Temperature is another detail worth getting right. These drinks should be properly chilled. Warm citrus tastes flat, and weak carbonation loses its appeal fast. If you are serving canned or bottled non-alcoholic cocktails, chill them fully before guests arrive rather than relying on ice alone.
Keep garnishes focused. A slice of grapefruit for a Paloma-style drink, mint for a Mojito, peach for a Bellini, lime for a Mule. Too much decoration can make a drink feel gimmicky when the goal is elegance.
And do not wait to pour alcohol-free options until someone asks. Put them on equal footing from the start. When non alcoholic pre dinner drinks are offered confidently and presented beautifully, they stop feeling like alternatives and start feeling like the standard they deserve to be.
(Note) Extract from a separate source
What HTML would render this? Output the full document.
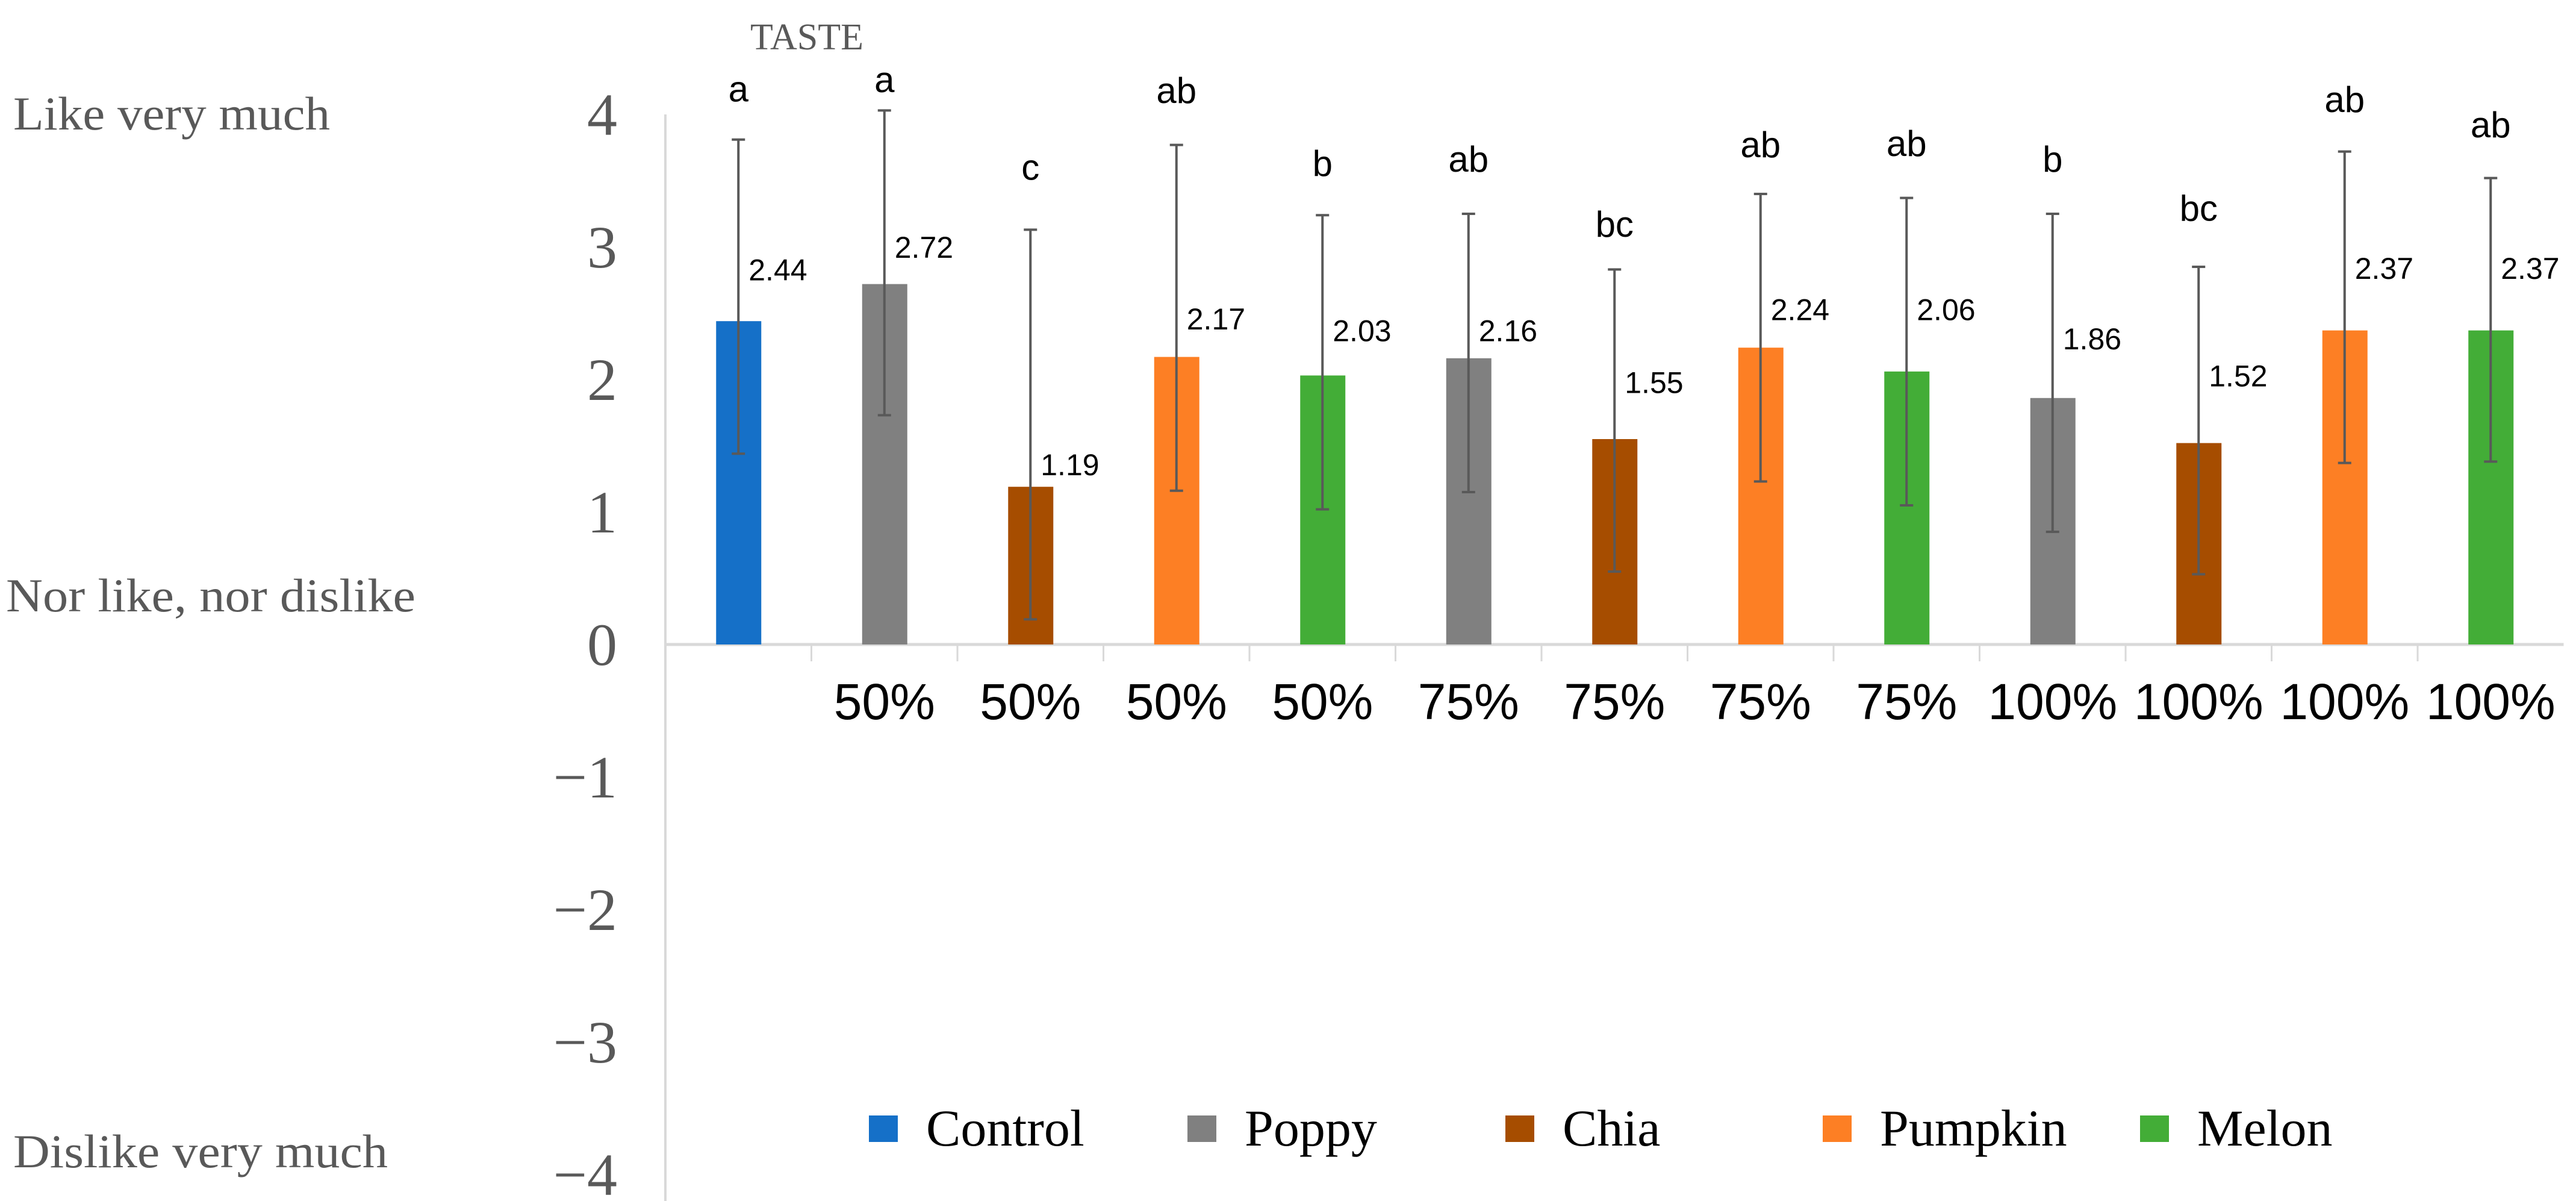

Why this category keeps growing
People still want the ritual of a drink before dinner. What has changed is the expectation. More hosts want choices that feel sophisticated, not apologetic. More guests want to moderate without feeling separate from the occasion. And more tables now include people who simply prefer not to drink alcohol at all.
That shift has made quality non-alcoholic cocktails more relevant than ever. The category is no longer about making do. It is about serving something with real flavor, real style, and a clear sense of place in the evening.
A good pre-dinner drink should make guests feel welcomed, not categorized. Get that part right, and the whole meal starts better.